[Problem statement]:
Give back exactly the lines from the beginning of the listing below to the line holding "(wtt) at (139.5,72.7)", both ends included; the pictures stay out.
··· Information supplied
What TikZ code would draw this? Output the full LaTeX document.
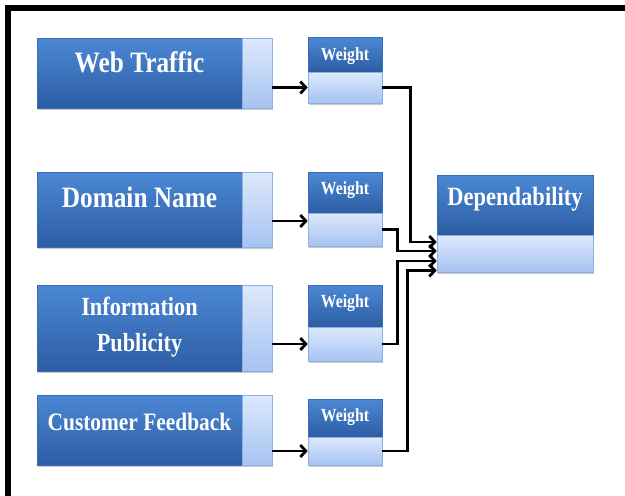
\documentclass[tikz,border=0pt]{standalone}
\usepackage{fontspec}
\usepackage{graphicx}
\setmainfont{Liberation Serif}
\usetikzlibrary{arrows.meta,calc,shadows}
\definecolor{dktop}{HTML}{4C88D5}
\definecolor{dkbot}{HTML}{2C5DA3}
\definecolor{dkedge}{HTML}{3A6DB5}
\definecolor{lttop}{HTML}{DDE9FC}
\definecolor{ltbot}{HTML}{A6C3F2}
\definecolor{ltedge}{HTML}{8DAFE4}
\newcommand\stx[1]{\scalebox{1}[1.17]{#1}}
\begin{document}
\begin{tikzpicture}[x=1pt,y=-1pt,
  shad/.style={drop shadow={shadow xshift=1.2pt,shadow yshift=-1.5pt,opacity=0.35,fill=black!60}},
  darkbox/.style={rectangle,inner sep=0pt,draw=dkedge,line width=0.6pt,top color=dktop,bottom color=dkbot,shad},
  lightbox/.style={rectangle,inner sep=0pt,draw=ltedge,line width=0.6pt,top color=lttop,bottom color=ltbot,shad},
  lbl/.style={anchor=base,inner sep=0pt,text=white,font=\bfseries},
  big/.style={lbl,font=\bfseries\fontsize{25.3}{30}\selectfont},
  mid/.style={lbl,font=\bfseries\fontsize{22.3}{27}\selectfont},
  wfont/.style={lbl,font=\bfseries\fontsize{15.8}{19}\selectfont},
  conn/.style={line width=2.8pt,-{Straight Barb[length=5.5pt,width=12pt]}},
  wire/.style={line width=2.8pt}]
\useasboundingbox (0,0) rectangle (625,496);
\fill[white] (0,0) rectangle (625,496);
% frame (cropped at right and bottom)
\draw[line width=6pt] (8,496) -- (8,8) -- (625,8);

% left boxes
\node[darkbox,minimum width=205,minimum height=70] (wt) at (139.5,73) {};
\node[lightbox,minimum width=30,minimum height=70] (wtl) at (257,73) {};
\node[big] (wtt) at (139.5,72.7) {\stx{Web Traffic}};

\node[darkbox,minimum width=205,minimum height=75] (dn) at (139.5,209.5) {};
\node[lightbox,minimum width=30,minimum height=75] (dnl) at (257,209.5) {};
\node[big] (dnt) at (139.5,207.7) {\stx{Domain Name}};

\node[darkbox,minimum width=205,minimum height=86] (ip) at (139.5,328) {};
\node[lightbox,minimum width=30,minimum height=86] (ipl) at (257,328) {};
\node[mid] (ipt1) at (139.5,315) {\stx{Information}};
\node[mid] (ipt2) at (139.5,351) {\stx{Publicity}};

\node[darkbox,minimum width=205,minimum height=70] (cf) at (139.5,430) {};
\node[lightbox,minimum width=30,minimum height=70] (cfl) at (257,430) {};
\node[lbl,font=\bfseries\fontsize{21.4}{26}\selectfont] (cft) at (139.5,430) {\stx{Customer Feedback}};

% weight boxes
\node[darkbox,minimum width=74,minimum height=35] (w1) at (345,54.5) {};
\node[lightbox,minimum width=74,minimum height=31] (w1b) at (345,87.5) {};
\node[wfont] (w1t) at (345,60) {\stx{Weight}};

\node[darkbox,minimum width=74,minimum height=41] (w2) at (345,192.5) {};
\node[lightbox,minimum width=74,minimum height=33] (w2b) at (345,229.5) {};
\node[wfont] (w2t) at (345,194.5) {\stx{Weight}};

\node[darkbox,minimum width=74,minimum height=42] (w3) at (345,306) {};
\node[lightbox,minimum width=74,minimum height=34] (w3b) at (345,344) {};
\node[wfont] (w3t) at (345,307.5) {\stx{Weight}};

\node[darkbox,minimum width=74,minimum height=38] (w4) at (345,418) {};
\node[lightbox,minimum width=74,minimum height=28] (w4b) at (345,451) {};
\node[wfont] (w4t) at (345,421.5) {\stx{Weight}};

% dependability
\node[darkbox,minimum width=156,minimum height=60] (dep) at (515,205) {};
\node[lightbox,minimum width=156,minimum height=37] (depb) at (515,253.5) {};
\node[lbl,font=\bfseries\fontsize{22.5}{27}\selectfont] (dept) at (515,205) {\stx{Dependability}};

% arrows into weights
\draw[conn] (wtl.east |- w1b.west) -- (w1b.west);
\draw[conn] (dnl.east |- {$(w2b.west)+(0,-8.5)$}) -- ($(w2b.west)+(0,-8.5)$);
\draw[conn] (ipl.east |- w3b.west) -- (w3b.west);
\draw[conn] (cfl.east |- w4b.west) -- (w4b.west);

% weights into dependability
\draw[conn] (w1b.east) -- ++(28,0) |- ($(depb.west)+(0,-11.5)$);
\draw[conn] (w2b.east) -- ++(15,0) |- ($(depb.west)+(0,-2.5)$);
\draw[conn] (w3b.east) -- ++(15,0) |- ($(depb.west)+(0,7.5)$);
\draw[conn] (w4b.east) -- ++(25,0) |- ($(depb.west)+(0,17)$);
\end{tikzpicture}
\end{document}
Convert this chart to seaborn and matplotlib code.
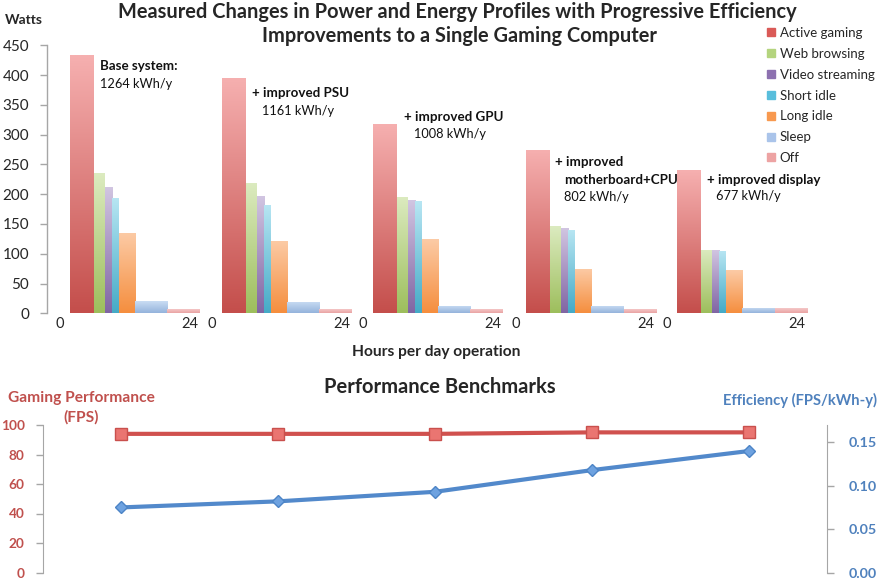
import numpy as np
import pandas as pd
import matplotlib
matplotlib.use("Agg")
import matplotlib.pyplot as plt
from matplotlib.colors import LinearSegmentedColormap
from matplotlib.lines import Line2D
from matplotlib.transforms import ScaledTranslation
import seaborn as sns

# ---------------- data ----------------
modes = ["Active gaming", "Web browsing", "Video streaming", "Short idle",
         "Long idle", "Sleep", "Off"]
hours = [4.4, 2.0, 1.4, 1.2, 3.0, 6.0, 6.0]
config_titles = ["Base system:", "+ improved PSU", "+ improved GPU",
                 "+ improved\nmotherboard+CPU", "+ improved display"]
annual_kwh = ["1264 kWh/y", "1161 kWh/y", "1008 kWh/y", "802 kWh/y", "677 kWh/y"]
watts_base = [433, 235, 212, 194, 135, 20, 8]
watts_psu = [395, 219, 197, 182, 122, 19, 8]
watts_gpu = [318, 195, 191, 188, 124, 12, 8]
watts_mb_cpu = [274, 146, 143, 140, 75, 12, 8]
watts_display = [240, 107, 107, 105, 72, 9, 9]
fps = [94, 94, 94, 95, 95]
efficiency = [0.075, 0.082, 0.093, 0.118, 0.140]
watt_ticks = [0, 50, 100, 150, 200, 250, 300, 350, 400, 450]
hour_ticks = [0, 24]
fps_ticks = [0, 20, 40, 60, 80, 100]
eff_ticks = [0.00, 0.05, 0.10, 0.15]

# ---------------- style ----------------
sns.set_style("white")
plt.rcParams["font.family"] = ["Lato", "DejaVu Sans"]

W, H = 878, 579
fig = plt.figure(figsize=(W / 100, H / 100), dpi=100)


def fx(p):
    return p / W


def fy(p):
    return 1 - p / H


grad_colors = [("#C44E4B", "#F6B0B0"), ("#9DBE5C", "#DCEBC0"),
               ("#8065A3", "#D2C6E2"), ("#45AAC6", "#B8E6F3"),
               ("#F58E3E", "#FCCBA6"), ("#94B3DB", "#CADDF4"),
               ("#E9A3A3", "#F7CFCF")]
legend_colors = ["#DA5A57", "#B4D47E", "#8D71B0", "#59BEDC", "#F8994F",
                 "#AAC4EA", "#EDA3A3"]

panels = [watts_base, watts_psu, watts_gpu, watts_mb_cpu, watts_display]
panel_x0 = [70, 222, 373, 526, 677]
pxh = 130 / 24.0
grad = np.linspace(0, 1, 256).reshape(-1, 1)
lefts = np.concatenate([[0], np.cumsum(hours)[:-1]])
GRAY = "#A6A6A6"

for i, vals in enumerate(panels):
    x0 = panel_x0[i]
    ax = fig.add_axes([fx(x0 - 4.25 * pxh), fy(313.3), fx(28.6 * pxh), 268 / H])
    ax.set_facecolor("none")
    bars = ax.bar(lefts, vals, width=hours, align="edge",
                  color=[c[0] for c in grad_colors], linewidth=0, zorder=2)
    for patch, (c0, c1) in zip(bars.patches, grad_colors):
        cmap = LinearSegmentedColormap.from_list("g", [c0, c1])
        x, w, h = patch.get_x(), patch.get_width(), patch.get_height()
        im = ax.imshow(grad, extent=[x, x + w, 0, h], origin="lower",
                       cmap=cmap, aspect="auto", zorder=2.5,
                       interpolation="bilinear")
        im.set_clip_path(patch)
    ax.set_xlim(-4.25, 24.35)
    ax.set_ylim(0, 450)
    ax.set_xticks(hour_ticks)
    ax.set_xticklabels([str(t) for t in hour_ticks])
    ax.tick_params(axis="x", length=0, pad=3, labelsize=10.5)
    off = ScaledTranslation(-10 / 100, 0, fig.dpi_scale_trans)
    for lbl in ax.get_xticklabels():
        lbl.set_transform(lbl.get_transform() + off)
    for s in ["top", "right", "bottom"]:
        ax.spines[s].set_visible(False)
    if i == 0:
        ax.set_yticks(watt_ticks)
        ax.spines["left"].set_color(GRAY)
        ax.spines["left"].set_linewidth(1)
        ax.tick_params(axis="y", length=5, width=1, color=GRAY, direction="out",
                       pad=8, labelsize=11, left=True)
    else:
        ax.spines["left"].set_visible(False)
        ax.set_yticks([])

# panel annotations
ann = [
    [(100, 66.5, config_titles[0], True), (100, 84, annual_kwh[0], False)],
    [(252, 93, config_titles[1], True), (262, 111.5, annual_kwh[1], False)],
    [(404, 117, config_titles[2], True), (414, 134, annual_kwh[2], False)],
    [(555, 162.5, "+ improved", True), (564, 180, "motherboard+CPU", True),
     (564, 197, annual_kwh[3], False)],
    [(707, 180.5, config_titles[4], True), (716, 196, annual_kwh[4], False)],
]
for group in ann:
    for (x, y, t, b) in group:
        fig.text(fx(x), fy(y), t, ha="left", va="center",
                 fontsize=9.6 if b else 9.2,
                 fontweight="bold" if b else "normal", color="#111111")

fig.text(fx(457), fy(12), "Measured Changes in Power and Energy Profiles with Progressive Efficiency",
         ha="center", va="center", fontsize=14.4, fontweight="bold")
fig.text(fx(459), fy(36), "Improvements to a Single Gaming Computer",
         ha="center", va="center", fontsize=14.4, fontweight="bold")
fig.text(fx(5), fy(20), "Watts", ha="left", va="center", fontsize=10, fontweight="bold")
fig.text(fx(436), fy(352), "Hours per day operation", ha="center", va="center",
         fontsize=11.2, fontweight="bold")

handles = [Line2D([], [], marker="s", linestyle="", markersize=6, color=c)
           for c in legend_colors]
fig.legend(handles, modes, loc="upper left", bbox_to_anchor=(fx(767), fy(27)),
           frameon=False, fontsize=9.5, handlelength=0.6, handletextpad=0.35,
           labelspacing=0.67, borderaxespad=0, borderpad=0)

# ---------------- bottom chart ----------------
RED = "#C0504D"
BLUE = "#4F81BD"
df = pd.DataFrame({"step": np.arange(len(fps)), "fps": fps, "eff": efficiency})
axl = fig.add_axes([fx(42.7), fy(572.5), fx(827.3 - 42.7), 147.5 / H])
axl.set_facecolor("none")
axr = axl.twinx()
sns.lineplot(data=df, x="step", y="fps", ax=axl, color="#D0514E", linewidth=3,
             marker="s", markersize=8, markerfacecolor="#EA7571",
             markeredgecolor="#C9504D", markeredgewidth=1, zorder=3)
sns.lineplot(data=df, x="step", y="eff", ax=axr, color="#5289CB", linewidth=3,
             marker="D", markersize=6.5, markerfacecolor="#6EA2E0",
             markeredgecolor="#4C84C6", markeredgewidth=1, zorder=3)
axl.set_xlim(-0.5, 4.5)
axl.set_ylim(0, 100)
axr.set_ylim(0, 0.17)
axl.set_xticks([])
axl.set_xlabel("")
axl.set_ylabel("")
axr.set_ylabel("")
axl.set_yticks(fps_ticks)
axr.set_yticks(eff_ticks)
axr.set_yticklabels([f"{t:.2f}" for t in eff_ticks])
for a in (axl, axr):
    for s in ["top", "bottom"]:
        a.spines[s].set_visible(False)
axl.spines["right"].set_visible(False)
axr.spines["left"].set_visible(False)
axl.spines["left"].set_color(GRAY)
axr.spines["right"].set_color(GRAY)
axl.tick_params(axis="y", length=5, width=1, color=GRAY, direction="out", pad=8,
                labelsize=9.8, labelcolor=RED, left=True)
axr.tick_params(axis="y", length=5, width=1, color=GRAY, direction="out", pad=10,
                labelsize=10.3, labelcolor=BLUE, right=True)
for lbl in axl.get_yticklabels():
    lbl.set_fontweight("bold")
for lbl in axr.get_yticklabels():
    lbl.set_fontweight("bold")

fig.text(fx(440), fy(387), "Performance Benchmarks", ha="center", va="center",
         fontsize=14.5, fontweight="bold")
fig.text(fx(81), fy(398), "Gaming Performance", ha="center", va="center",
         fontsize=11.2, fontweight="bold", color=RED)
fig.text(fx(81), fy(417), "(FPS)", ha="center", va="center",
         fontsize=11.2, fontweight="bold", color=RED)
fig.text(fx(877), fy(400), "Efficiency (FPS/kWh-y)", ha="right", va="center",
         fontsize=10.6, fontweight="bold", color=BLUE)

fig.savefig("out.png", dpi=100)
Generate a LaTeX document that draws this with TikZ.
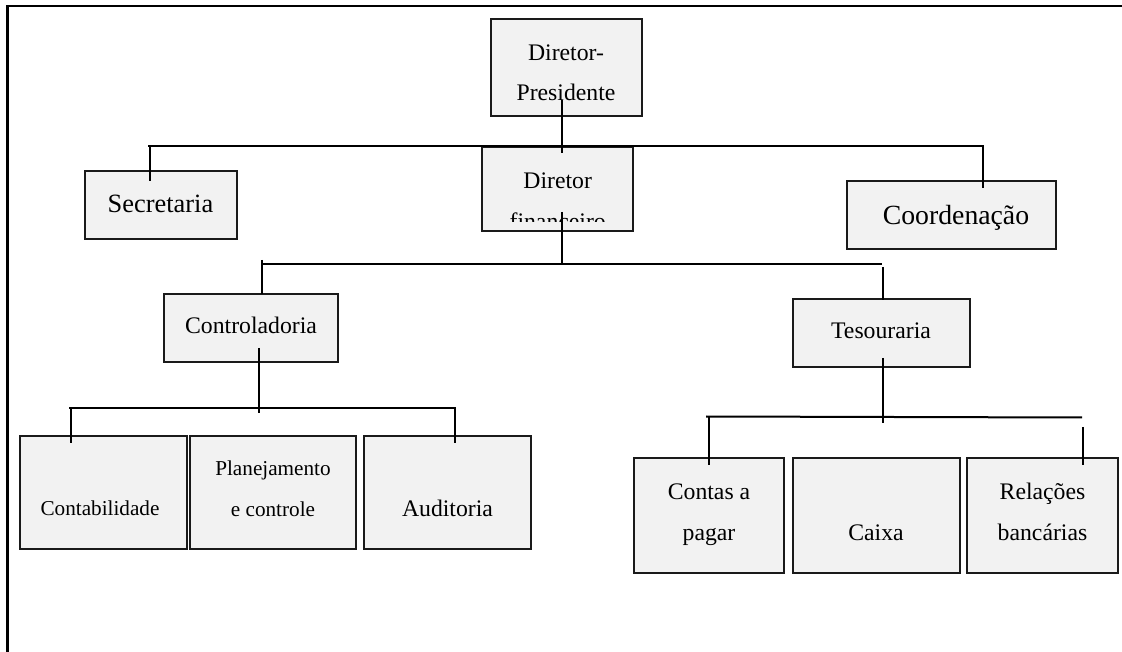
······
[The result]:
What TikZ code would draw this? Output the full LaTeX document.
\documentclass[tikz,border=0pt]{standalone}
\usepackage{fontspec}
\usepackage{graphicx}
\setmainfont{Liberation Serif}
\usetikzlibrary{arrows.meta,calc,shadows}
\definecolor{dktop}{HTML}{4C88D5}
\definecolor{dkbot}{HTML}{2C5DA3}
\definecolor{dkedge}{HTML}{3A6DB5}
\definecolor{lttop}{HTML}{DDE9FC}
\definecolor{ltbot}{HTML}{A6C3F2}
\definecolor{ltedge}{HTML}{8DAFE4}
\newcommand\stx[1]{\scalebox{1}[1.17]{#1}}
\begin{document}
\begin{tikzpicture}[x=1pt,y=-1pt,
  shad/.style={drop shadow={shadow xshift=1.2pt,shadow yshift=-1.5pt,opacity=0.35,fill=black!60}},
  darkbox/.style={rectangle,inner sep=0pt,draw=dkedge,line width=0.6pt,top color=dktop,bottom color=dkbot,shad},
  lightbox/.style={rectangle,inner sep=0pt,draw=ltedge,line width=0.6pt,top color=lttop,bottom color=ltbot,shad},
  lbl/.style={anchor=base,inner sep=0pt,text=white,font=\bfseries},
  big/.style={lbl,font=\bfseries\fontsize{25.3}{30}\selectfont},
  mid/.style={lbl,font=\bfseries\fontsize{22.3}{27}\selectfont},
  wfont/.style={lbl,font=\bfseries\fontsize{15.8}{19}\selectfont},
  conn/.style={line width=2.8pt,-{Straight Barb[length=5.5pt,width=12pt]}},
  wire/.style={line width=2.8pt}]
\useasboundingbox (0,0) rectangle (625,496);
\fill[white] (0,0) rectangle (625,496);
% frame (cropped at right and bottom)
\draw[line width=6pt] (8,496) -- (8,8) -- (625,8);

% left boxes
\node[darkbox,minimum width=205,minimum height=70] (wt) at (139.5,73) {};
\node[lightbox,minimum width=30,minimum height=70] (wtl) at (257,73) {};
\node[big] (wtt) at (139.5,72.7) {\stx{Web Traffic}};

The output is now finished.